改めて貴重な機会を与えていただきどうもありがとうございました。

 

【書評】荒井英治郎「鈴木大裕『崩壊するアメリカの公教育』」『月刊高校教育』2016年12月号,学事出版,94頁。

【書評】荒井英治郎「鈴木大裕『崩壊するアメリカの公教育』」『月刊高校教育』2016年12月号,学事出版,94頁。

 

『月刊高校教育』の2016年12月号に、『崩壊するアメリカの公教育』の書評を書かせていただきました。

 

 公共政策学では、新たな政策課題に直面した時に、政策決定者は他国の政策決定者の意思決定の根拠や、その政策内容に関する情報を収集し、意思決定の判断材料を揃えることが、将来的な政策革新(policy innovation)の前提となるという考え方があります。他方で、他事例の経験は当該政策の効果に関する予測可能性を高めることになるため、政策決定者はその予測に基づいて政策案の修正や不採用を決定することもあり得えます。この意味で、他事例の経験は、先行して採用されているという意味で「先進」的な事例ではあるが、そこから学ぶべきことは「失敗教訓」であることも少なくありません。

 

 では、諸外国の教育政策、とりわけ今次の大統領選の話題で持ちきりの「自由と平等」の国、アメリカの状況はどうでしょうか。
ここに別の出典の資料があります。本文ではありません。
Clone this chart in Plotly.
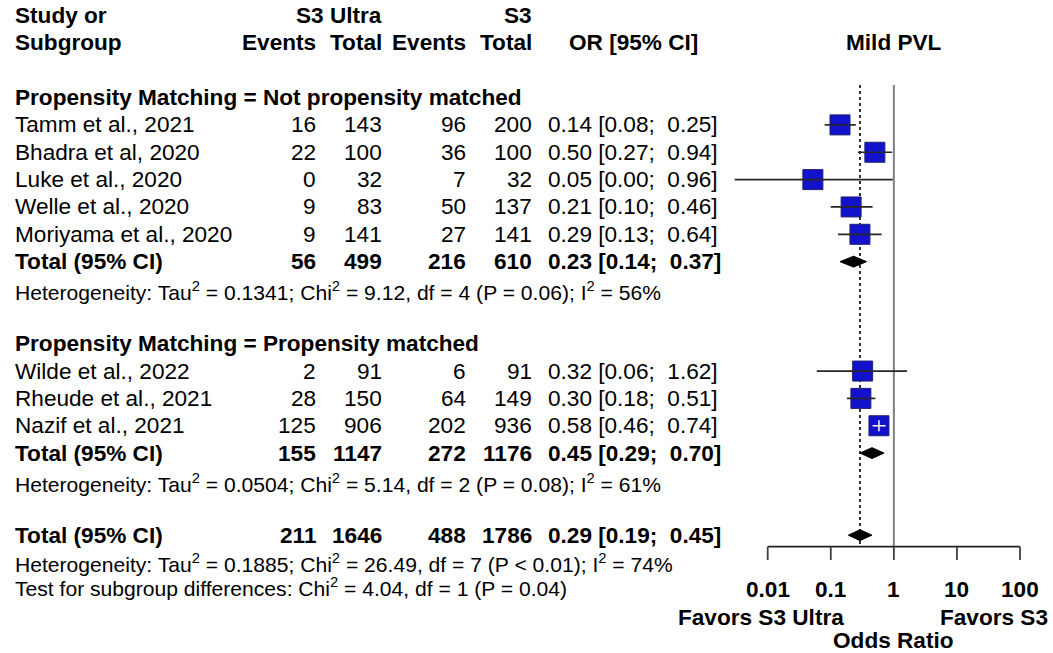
import numpy as np
import plotly.graph_objects as go

# ---------------- data ----------------
group_titles = ["Propensity Matching = Not propensity matched",
                "Propensity Matching = Propensity matched"]
study_names = ["Tamm et al., 2021", "Bhadra et al, 2020", "Luke et al., 2020",
               "Welle et al., 2020", "Moriyama et al., 2020",
               "Wilde et al., 2022", "Rheude et al., 2021", "Nazif et al., 2021"]
study_group = [0, 0, 0, 0, 0, 1, 1, 1]
ev_ultra = [16, 22, 0, 9, 9, 2, 28, 125]
n_ultra = [143, 100, 32, 83, 141, 91, 150, 906]
ev_s3 = [96, 36, 7, 50, 27, 6, 64, 202]
n_s3 = [200, 100, 32, 137, 141, 91, 149, 936]
or_est = [0.14, 0.50, 0.052, 0.21, 0.29, 0.32, 0.30, 0.58]
ci_lo = [0.08, 0.27, 0.003, 0.10, 0.13, 0.06, 0.18, 0.46]
ci_hi = [0.25, 0.94, 0.96, 0.46, 0.64, 1.62, 0.51, 0.74]

sub_ev_ultra = [56, 155]
sub_n_ultra = [499, 1147]
sub_ev_s3 = [216, 272]
sub_n_s3 = [610, 1176]
sub_or = [0.23, 0.45]
sub_lo = [0.14, 0.29]
sub_hi = [0.37, 0.70]
sub_tau2 = ["0.1341", "0.0504"]
sub_chi2 = ["9.12", "5.14"]
sub_df = [4, 2]
sub_p = ["= 0.06", "= 0.08"]
sub_i2 = [56, 61]

tot_ev_ultra, tot_n_ultra, tot_ev_s3, tot_n_s3 = 211, 1646, 488, 1786
tot_or, tot_lo, tot_hi = 0.29, 0.19, 0.45
tot_tau2, tot_chi2, tot_df, tot_p, tot_i2 = "0.1885", "26.49", 7, "< 0.01", 74
test_chi2, test_df, test_p = "4.04", 1, "= 0.04"

tick_vals = [0.01, 0.1, 1, 10, 100]
tick_labels = ["0.01", "0.1", "1", "10", "100"]
null_value = 1

# ---------------- layout constants ----------------
W, H = 1053, 653
ROW0_PX, ROW_PX = 15.5, 27.35          # pixel centre of row 0, row height
X_AT_MIN_PX, DEC_PX = 767.7, 63.08     # pixel of 0.01, pixels per decade
FS, FS_SMALL = 22.6, 21.1
FONT = "Liberation Sans, Arial, sans-serif"
SQ_PX = 20
DIAM_H = 0.2

# columns (pixel)
X_STUDY = 13
X_EV_U, X_N_U, X_EV_S, X_N_S = 318, 384, 468, 534
X_OR = 546
X_OR_HEAD = 633


lg_left = np.log10(tick_vals[0]) - X_AT_MIN_PX / DEC_PX
lg_right = np.log10(tick_vals[0]) + (W - X_AT_MIN_PX) / DEC_PX
row_top = -ROW0_PX / ROW_PX
row_bot = (H - ROW0_PX) / ROW_PX

fig = go.Figure()
ann = []


def txt(xpx, row, s, anchor="left", size=FS, bold=False):
    if bold:
        s = "<b>" + s + "</b>"
    ann.append(dict(x=xpx / W, xref="paper", y=row, yref="y", text=s,
                    showarrow=False, xanchor=anchor, yanchor="middle",
                    font=dict(family=FONT, size=size, color="black")))


def ci_text(o, l, h):
    return f"{o:.2f} [{l:.2f};\u00a0 {h:.2f}]"


def het_text(tau2, chi2, df, p, i2):
    return (f"Heterogeneity: Tau<sup>2</sup> = {tau2}; Chi<sup>2</sup> = {chi2}, "
            f"df = {df} (P {p}); I<sup>2</sup> = {i2}%")


# headers
txt(X_STUDY, 0, "Study or", bold=True)
txt(X_STUDY, 1, "Subgroup", bold=True)
txt(X_N_U, 0, "S3 Ultra", anchor="right", bold=True)
txt(X_N_S, 0, "S3", anchor="right", bold=True)
txt(X_EV_U, 1, "Events", anchor="right", bold=True)
txt(X_N_U, 1, "Total", anchor="right", bold=True)
txt(X_EV_S, 1, "Events", anchor="right", bold=True)
txt(X_N_S, 1, "Total", anchor="right", bold=True)
txt(X_OR_HEAD, 1, "OR [95% CI]", anchor="center", bold=True)

# assign rows
study_rows = []
sub_rows = []
het_rows = []
row = 3
header_rows = []
for g in range(len(group_titles)):
    header_rows.append(row)
    row += 1
    for i, sg in enumerate(study_group):
        if sg == g:
            study_rows.append(row)
            row += 1
    sub_rows.append(row)
    het_rows.append(row + 1)
    row += 3
tot_row = row
tot_het_row = row + 1
test_row = row + 2

for g in range(len(group_titles)):
    txt(X_STUDY, header_rows[g], group_titles[g], bold=True)
    r = sub_rows[g]
    txt(X_STUDY, r, "Total (95% CI)", bold=True)
    txt(X_EV_U, r, str(sub_ev_ultra[g]), "right", bold=True)
    txt(X_N_U, r, str(sub_n_ultra[g]), "right", bold=True)
    txt(X_EV_S, r, str(sub_ev_s3[g]), "right", bold=True)
    txt(X_N_S, r, str(sub_n_s3[g]), "right", bold=True)
    txt(X_OR, r, ci_text(sub_or[g], sub_lo[g], sub_hi[g]), bold=True)
    txt(X_STUDY, het_rows[g] + 0.08,
        het_text(sub_tau2[g], sub_chi2[g], sub_df[g], sub_p[g], sub_i2[g]), size=FS_SMALL)

for i, name in enumerate(study_names):
    r = study_rows[i]
    txt(X_STUDY, r, name)
    txt(X_EV_U, r, str(ev_ultra[i]), "right")
    txt(X_N_U, r, str(n_ultra[i]), "right")
    txt(X_EV_S, r, str(ev_s3[i]), "right")
    txt(X_N_S, r, str(n_s3[i]), "right")
    txt(X_OR, r, ci_text(or_est[i], ci_lo[i], ci_hi[i]))

txt(X_STUDY, tot_row, "Total (95% CI)", bold=True)
txt(X_EV_U, tot_row, str(tot_ev_ultra), "right", bold=True)
txt(X_N_U, tot_row, str(tot_n_ultra), "right", bold=True)
txt(X_EV_S, tot_row, str(tot_ev_s3), "right", bold=True)
txt(X_N_S, tot_row, str(tot_n_s3), "right", bold=True)
txt(X_OR, tot_row, ci_text(tot_or, tot_lo, tot_hi), bold=True)
txt(X_STUDY, tot_het_row, het_text(tot_tau2, tot_chi2, tot_df, tot_p, tot_i2), size=FS_SMALL)
txt(X_STUDY, test_row - 0.1,
    f"Test for subgroup differences: Chi<sup>2</sup> = {test_chi2}, df = {test_df} (P {test_p})",
    size=FS_SMALL)

# ---------------- forest graphics ----------------
line_top = 2.54
axis_row = tot_row + 0.42
tick_len = 0.49

# reference line at 1 (grey) and dotted line at overall estimate
fig.add_trace(go.Scatter(x=[null_value, null_value], y=[line_top, axis_row], mode="lines",
                         line=dict(color="#808080", width=2), hoverinfo="skip"))
fig.add_trace(go.Scatter(x=[tot_or, tot_or], y=[line_top, axis_row], mode="lines",
                         line=dict(color="black", width=1.6, dash="dot"), hoverinfo="skip"))

# squares
fig.add_trace(go.Scatter(x=or_est, y=study_rows, mode="markers",
                         marker=dict(symbol="square", size=SQ_PX, color="#1212cc",
                                     line=dict(color="#202070", width=1)),
                         hoverinfo="skip"))

# CI lines (white when entirely hidden in the square)
half_sq_dec = (SQ_PX + 1) / 2 / DEC_PX
xs_dark, ys_dark, xs_white, ys_white, wx, wy = [], [], [], [], [], []
for i in range(len(study_names)):
    inside = (np.log10(or_est[i]) - np.log10(ci_lo[i]) < half_sq_dec and
              np.log10(ci_hi[i]) - np.log10(or_est[i]) < half_sq_dec)
    if inside:
        xs_white += [ci_lo[i], ci_hi[i], None]
        ys_white += [study_rows[i], study_rows[i], None]
        wx.append(or_est[i]); wy.append(study_rows[i])
    else:
        xs_dark += [ci_lo[i], ci_hi[i], None]
        ys_dark += [study_rows[i], study_rows[i], None]
fig.add_trace(go.Scatter(x=xs_dark, y=ys_dark, mode="lines",
                         line=dict(color="#262626", width=1.7), hoverinfo="skip"))
fig.add_trace(go.Scatter(x=xs_white, y=ys_white, mode="lines",
                         line=dict(color="white", width=1.5), hoverinfo="skip"))
fig.add_trace(go.Scatter(x=wx, y=wy, mode="markers",
                         marker=dict(symbol="line-ns", size=8, line=dict(color="white", width=1.5)),
                         hoverinfo="skip"))

# diamonds
d_est = sub_or + [tot_or]
d_lo = sub_lo + [tot_lo]
d_hi = sub_hi + [tot_hi]
d_rows = sub_rows + [tot_row]
for o, l, h, r in zip(d_est, d_lo, d_hi, d_rows):
    fig.add_trace(go.Scatter(x=[l, o, h, o, l], y=[r, r - DIAM_H, r, r + DIAM_H, r],
                             mode="lines", fill="toself", fillcolor="black",
                             line=dict(color="black", width=1), hoverinfo="skip"))

# axis
fig.add_trace(go.Scatter(x=[tick_vals[0], tick_vals[-1]], y=[axis_row, axis_row], mode="lines",
                         line=dict(color="#202020", width=1.8), hoverinfo="skip"))
tx, ty = [], []
for t in tick_vals:
    tx += [t, t, None]
    ty += [axis_row, axis_row + tick_len, None]
fig.add_trace(go.Scatter(x=tx, y=ty, mode="lines",
                         line=dict(color="#404040", width=1.8), hoverinfo="skip"))
for t, lab in zip(tick_vals, tick_labels):
    ann.append(dict(x=np.log10(t), xref="x", y=test_row, yref="y", text="<b>" + lab + "</b>",
                    showarrow=False, xanchor="center", yanchor="middle",
                    font=dict(family=FONT, size=FS, color="black")))

ann.append(dict(x=np.log10(null_value), xref="x", y=1, yref="y", text="<b>Mild PVL</b>",
                showarrow=False, xanchor="center", yanchor="middle",
                font=dict(family=FONT, size=FS, color="black")))
txt(846, test_row + 1, "Favors S3 Ultra", anchor="right", bold=True)
txt(1050, test_row + 1, "Favors S3", anchor="right", bold=True)
ann.append(dict(x=np.log10(null_value), xref="x", y=test_row + 1.84, yref="y",
                text="<b>Odds Ratio</b>", showarrow=False, xanchor="center", yanchor="middle",
                borderpad=0,
                font=dict(family=FONT, size=FS, color="black")))

fig.update_layout(
    width=W, height=H, autosize=False,
    margin=dict(l=0, r=0, t=0, b=0, pad=0),
    paper_bgcolor="white", plot_bgcolor="white",
    showlegend=False,
    xaxis=dict(type="log", range=[lg_left, lg_right], domain=[0, 1], visible=False,
               showgrid=False, zeroline=False, fixedrange=True),
    yaxis=dict(range=[row_bot, row_top], domain=[0, 1], visible=False,
               showgrid=False, zeroline=False, fixedrange=True),
    annotations=ann,
)

fig.write_html("out.html")
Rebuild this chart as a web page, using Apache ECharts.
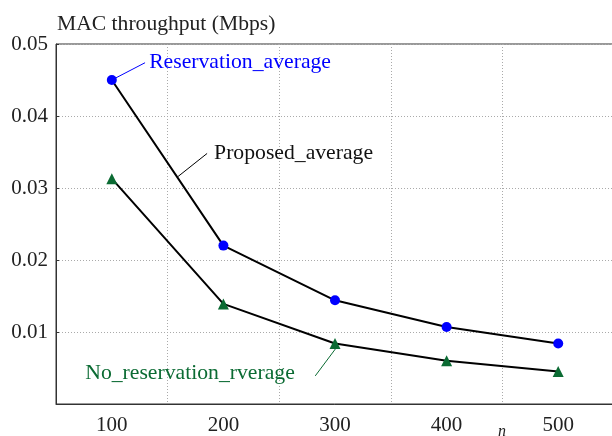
<!DOCTYPE html>
<html><head><meta charset="utf-8">
<script src="https://cdn.jsdelivr.net/npm/echarts@6/dist/echarts.min.js"></script>
<style>html,body{margin:0;padding:0;background:#fff}#c{width:612px;height:436px}</style>
</head><body><div id="c"></div>
<script>
// ---- data ----
const nValues = [100, 200, 300, 400, 500];
const proposedAvg = [0.0450, 0.0220, 0.0144, 0.0107, 0.0084];
const reservationAvg = [0.0450, 0.0220, 0.0144, 0.0107, 0.0084];
const noReservationAvg = [0.0313, 0.0139, 0.0084, 0.0060, 0.0045];
const yTicks = [0, 0.01, 0.02, 0.03, 0.04, 0.05];
const titleText = 'MAC throughput (Mbps)';
const xName = 'n';
// annotations (data coordinates)
const annReservationText = 'Reservation_average';
const annReservationAt = [133.0, 0.0474];
const annReservationLead = [[100, 0.0450], [129.8, 0.0474]];
const annProposedText = 'Proposed_average';
const annProposedAt = [191.2, 0.0348];
const annProposedLead = [[159.4, 0.0316], [185.4, 0.0348]];
const annNoResText = 'No_reservation_rverage';
const annNoResAt = [264.4, 0.0043];
const annNoResLead = [[282.3, 0.0039], [301.1, 0.0078]];

const FONT = 'Liberation Serif';
const BLUE = '#0000ff';
const GREEN = '#0b6b33';
const ANN_SIZE = 21.7;

const pair = (xs, ys) => xs.map((x, i) => [x, ys[i]]);

const textSeries = (at, name, pos, color) => ({
  type: 'scatter', xAxisIndex: 0, silent: true, symbolSize: 1,
  itemStyle: {opacity: 0}, z: 10,
  data: [{value: at, name: name}],
  label: {show: true, position: pos, distance: 0, formatter: p => p.name,
    fontFamily: FONT, fontSize: ANN_SIZE, color: color, opacity: 1}
});

const chart = echarts.init(document.getElementById('c'), null, {renderer: 'canvas'});
chart.setOption({
  animation: false,
  backgroundColor: '#fff',
  title: {
    text: titleText, left: 57, top: 13, padding: 0,
    textStyle: {fontFamily: FONT, fontSize: 21.6, fontWeight: 'normal', color: '#222'}
  },
  grid: {
    left: 56, top: 44, right: -2, bottom: 32,
    containLabel: false, outerBoundsMode: 'none',
    show: true, borderColor: '#333', borderWidth: 1, backgroundColor: 'transparent'
  },
  xAxis: [
    {
      type: 'value', min: 50, max: 550, interval: 100, position: 'bottom',
      axisLine: {show: true, lineStyle: {color: '#333', width: 1}},
      axisTick: {show: false}, axisLabel: {show: false},
      splitLine: {show: true, lineStyle: {color: '#aaa', type: [1, 2], width: 1}}
    },
    {
      type: 'value', min: 50, max: 550, interval: 50, position: 'bottom',
      axisLine: {show: false}, axisTick: {show: false},
      axisLabel: {
        show: true, margin: 11, fontFamily: FONT, fontSize: 21, color: '#222',
        formatter: v => nValues.includes(v) ? String(v) : ''
      },
      splitLine: {show: false}
    }
  ],
  yAxis: {
    type: 'value', min: yTicks[0], max: yTicks[yTicks.length - 1], interval: 0.01,
    axisLine: {show: true, lineStyle: {color: '#333', width: 1}},
    axisTick: {show: true, inside: true, length: 3, lineStyle: {color: '#333'}},
    axisLabel: {
      margin: 8, fontFamily: FONT, fontSize: 21, color: '#222',
      formatter: v => v === 0 ? '' : v.toFixed(2)
    },
    splitLine: {show: true, lineStyle: {color: '#aaa', type: [1, 2], width: 1}}
  },
  graphic: [{
    type: 'text', left: 498, top: 424,
    style: {text: xName, fontFamily: FONT, fontStyle: 'italic', fontSize: 16, fill: '#222'}
  }],
  series: [
    {
      name: 'Proposed_average', type: 'line', xAxisIndex: 0,
      data: pair(nValues, proposedAvg), symbol: 'none',
      lineStyle: {color: '#000', width: 2}, z: 2
    },
    {
      name: 'Reservation_average', type: 'scatter', xAxisIndex: 0,
      data: pair(nValues, reservationAvg), symbol: 'circle', symbolSize: 10,
      itemStyle: {color: BLUE, opacity: 1}, z: 4
    },
    {
      name: 'No_reservation_rverage', type: 'line', xAxisIndex: 0,
      data: pair(nValues, noReservationAvg), symbol: 'triangle', symbolSize: 11,
      showAllSymbol: true,
      itemStyle: {color: GREEN, opacity: 1}, lineStyle: {color: '#000', width: 2}, z: 3
    },
    // leader lines
    {type: 'line', xAxisIndex: 0, data: annReservationLead, symbol: 'none', silent: true,
     lineStyle: {color: BLUE, width: 1}, z: 3},
    {type: 'line', xAxisIndex: 0, data: annProposedLead, symbol: 'none', silent: true,
     lineStyle: {color: '#000', width: 1}, z: 3},
    {type: 'line', xAxisIndex: 0, data: annNoResLead, symbol: 'none', silent: true,
     lineStyle: {color: GREEN, width: 1}, z: 3},
    // annotation texts
    textSeries(annReservationAt, annReservationText, 'right', BLUE),
    textSeries(annProposedAt, annProposedText, 'right', '#111'),
    textSeries(annNoResAt, annNoResText, 'left', GREEN)
  ]
});
</script>
</body></html>
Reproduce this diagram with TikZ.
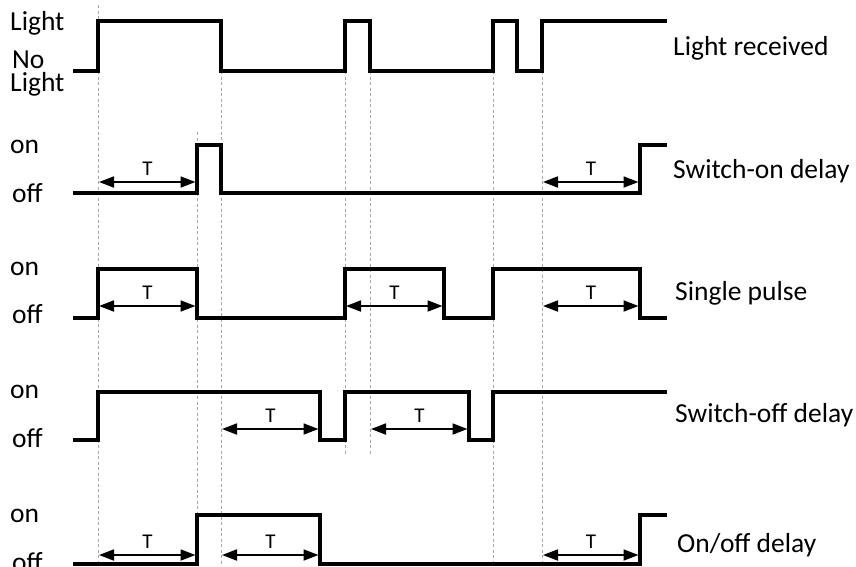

多くの方の関心事かと思います。

 

 本書では、80年代以降、アメリカが意図的に採用した新自由主義に基づく市場型教育改革の代表例として、テストの点数に基づく画一的評価の下で行われる学校選択制、バウチャー制度、チャータースクール制度、ゼロ・トレランス政策、アカウンタビリティ政策等が挙げられています。

 

そして、公教育の民営化を軸に小さな政府が主導した「社会実験」は、本来、出自や身分の別なく教育の機会均等を保障することを重視する公教育の場を、全ての学校が生存競争への参加を迫られ排他的に生徒を奪い合う一兆円規模の教育ビジネス市場へと変貌させ、人間の教育を簡素化・抽象化・数値化・標準化・商品化し、経済格差を再生産する社会装置としての側面が顕著であると指摘されています。

 また、発展途上国からの「教員輸入」(ティーチャー・トラッフィキング)が行われる状況下の教師像は「使い捨て労働者」と化し、教職の超合理化と非・脱専門職化へ邁進しているようです。

 さらに、「データ主導型教育改革」は、一部の「納税者」や「教育消費者」にはある程度のチョイス(選択肢)を与えたものの(とはいえ、それは単なる「チャンス」(運)であり、現実にはそれも平等に保障されていないという)、学校は教員の「温もり」が感じられない空間となり、「公教育」や「民主主義」という社会の鍵概念それ自体が危機に瀕しているとの警鐘が鳴らされています。

 

そして、筆者は、断言しています。

 

そこにあるのは、

民主主義(デモクラシー)ではなく、

企業の企業による企業のための国家統治(コーポラトクラシー)であると。

 

 教育政策においてもグローバル市場が形成されて久しいですが、グローバリゼーションの荒波を前に、共通する政策課題に対する解決策を唯一無二と考える認識枠組みこそ問われるべきであると言えます。

 他国の経験からの教訓を糧に、現在地の把握に努めるだけでなく、目的地それ自体を再考すること。

 このことはPISAのフロントランナーに位置づく日本だからこそなし得ることであり、そこで下される英断と新たな教育ビジョンの提言は、オルタナティブな「スタンダード」を構築し、将来的には世界的規模での政策波及(policy diffusion)に寄与することにもなる可能性もあるはずです。

 

「改革幻想」に浸る前に、まずもって本書の「警告」に耳を傾ける必要があると思います。ぜひご一読ください。